IDRIS emphasises an important property of reactive systems that appears to be undervalued in other design methods (for example [WM86] and [YC78]). This is the role of the shared data entity and its effect on both latency and throughput deadlines. The implicit control flow imposed on otherwise independent real time tasks is taken into account from the early stages of the design.

Essentially, the design method depends on a static analysis of the implicit control flows so that scheduling can take the place of conventional locking. The static analysis of the scheduling problem doesn't generate a schedule directly, as in other static scheduling techniques; the analysis simply determines the effectiveness of the dynamic heuristic (Earliest Deadline First). If the analysis shows that the heuristic is successful, then at run time the heuristic will correctly decide what to do with newly triggered tasks such that all deadlines are met.

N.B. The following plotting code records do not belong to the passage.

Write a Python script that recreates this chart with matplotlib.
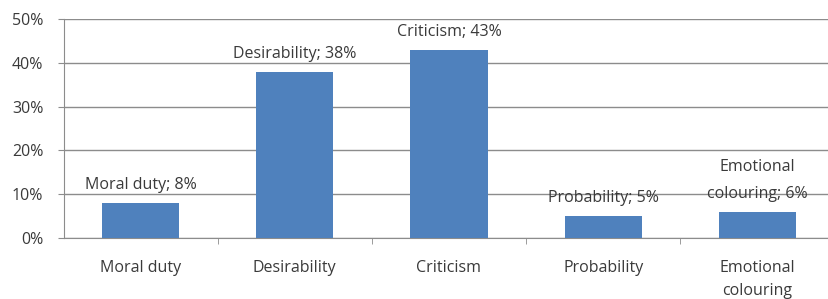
import matplotlib.pyplot as plt
from matplotlib.ticker import FixedLocator

categories = ['Moral duty', 'Desirability', 'Criticism', 'Probability', 'Emotional\ncolouring']
values = [8, 38, 43, 5, 6]
labels = ['Moral duty; 8%', 'Desirability; 38%', 'Criticism; 43%', 'Probability; 5%', 'Emotional\ncolouring; 6%']
yticks = [0, 10, 20, 30, 40, 50]

plt.rcParams['font.family'] = ['Open Sans', 'DejaVu Sans']

fig = plt.figure(figsize=(8.29, 2.99), dpi=100)
ax = fig.add_axes([0.0766, 0.204, 0.93, 0.7324])

bar_color = '#4F81BD'
grid_color = '#8C8C8C'
text_color = '#3a3a3a'
fs = 11.5

x = list(range(len(categories)))
ax.bar(x, values, width=0.5, color=bar_color, zorder=3)

for xi, v, lab in zip(x, values, labels):
    ax.annotate(lab, (xi, v), xytext=(0, 7), textcoords='offset points',
                ha='center', va='bottom', fontsize=fs, color=text_color,
                linespacing=1.9, zorder=4)

ax.set_xlim(-0.5, 4.5)
ax.set_ylim(0, 50)
ax.set_yticks(yticks)
ax.set_yticklabels([f'{t}%' for t in yticks], fontsize=fs, color=text_color)
ax.yaxis.grid(True, color=grid_color, linewidth=1.0, zorder=0)
ax.set_axisbelow(True)

ax.set_xticks(x)
ax.set_xticklabels(categories, fontsize=fs, color=text_color, linespacing=1.55)
ax.tick_params(axis='x', which='major', length=0, pad=16)
ax.xaxis.set_minor_locator(FixedLocator([0.5, 1.5, 2.5, 3.5]))
ax.tick_params(axis='x', which='minor', length=4, color=grid_color)
ax.tick_params(axis='y', length=4.5, color=grid_color, pad=10)

for side in ['top', 'right']:
    ax.spines[side].set_visible(False)
for side in ['left', 'bottom']:
    ax.spines[side].set_color(grid_color)

fig.savefig('out.png', dpi=100)
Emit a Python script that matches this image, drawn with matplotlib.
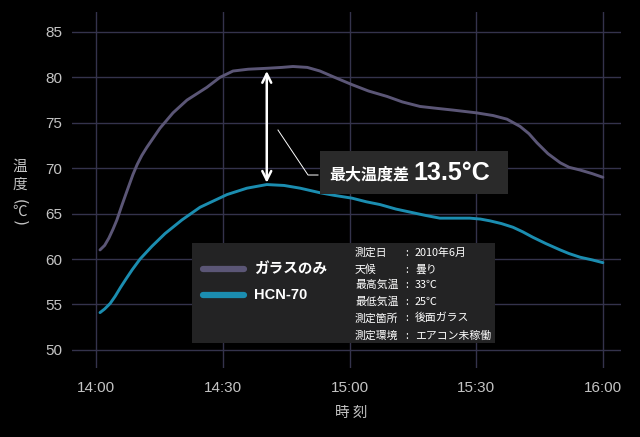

This approach is similar to [LL73].

### 8.2 The Future

The model implies a hierarchical run time environment for real time systems, involving three levels of scheduling, which appears to provide a good platform for addressing reliability issues in the next stage of development of the model.

At present the methodology stands alone and lacks a definite interface to the requirements specification stage of a project. We intend to investigate the possibility of tying the methodology to a particular model of requirements. [NS90] might provide a suitable starting point.

The first version of the IDRIS CASE tool is written in C and runs under GEM. It is currently being ported, and partially rewritten, to run on Unix platforms under X-Windows. The new version will provide better support for allocation and simulation of the run time environment.

# References

- [KN84] H. Kasahara and S. Narita. Practical Multiprocessor Scheduling Algorithms for Efficient Parallel Processing. *IEEE Transactions on Computers*, C-33(11), Nov. 1984.
- [LL73] C.L. Liu and J.W. Layland. Scheduling Algorithms for Multiprogramming in a Hard Real-Time Environment. *Journal of the ACM*, 20(1), Jan. 1973.
- [Ma84] R.P.Y. Ma. A Model to Solve Timing Critical Application Problems in Distributed Computer Systems. *IEEE Computer*, 1984.
- [MLT82] R. Ma E.Y.S. Lee and M. Tsuchiya. A Task Allocation Model For Distributed Computing Systems. *IEEE Transactions on Computers*, C-31(1), Jan. 1982.
- [NS90] M. Nejad-Sattary. An Extended Data Flow Diagram Notation for Specification of Real-Time Systems. *PhD Thesis*, *City University*, 1990.
- [Sle91] P.M. Sleat. A Static, Transaction Based, Design Methodology, for Hard Real-Time Systems. *PhD thesis, City University*, 1991.
- [SO91] P.M. Sleat and P.E. Osmon. A Methodology for Real-Time Database System Construction. In Proceedings of the Third International Conference on Software Engineering for Real-Time Systems.IEE Sept. 1991.
- [WM86] P.T. Ward and S.J. Mellor. Structured Development for Real-Time Systems, volume 1,2 and 3. Yourdon Press, New Jersey, 1986.
- [YC78] E. Yourdon and L. Constantine. Structured Design. Yourdon Press, 1978.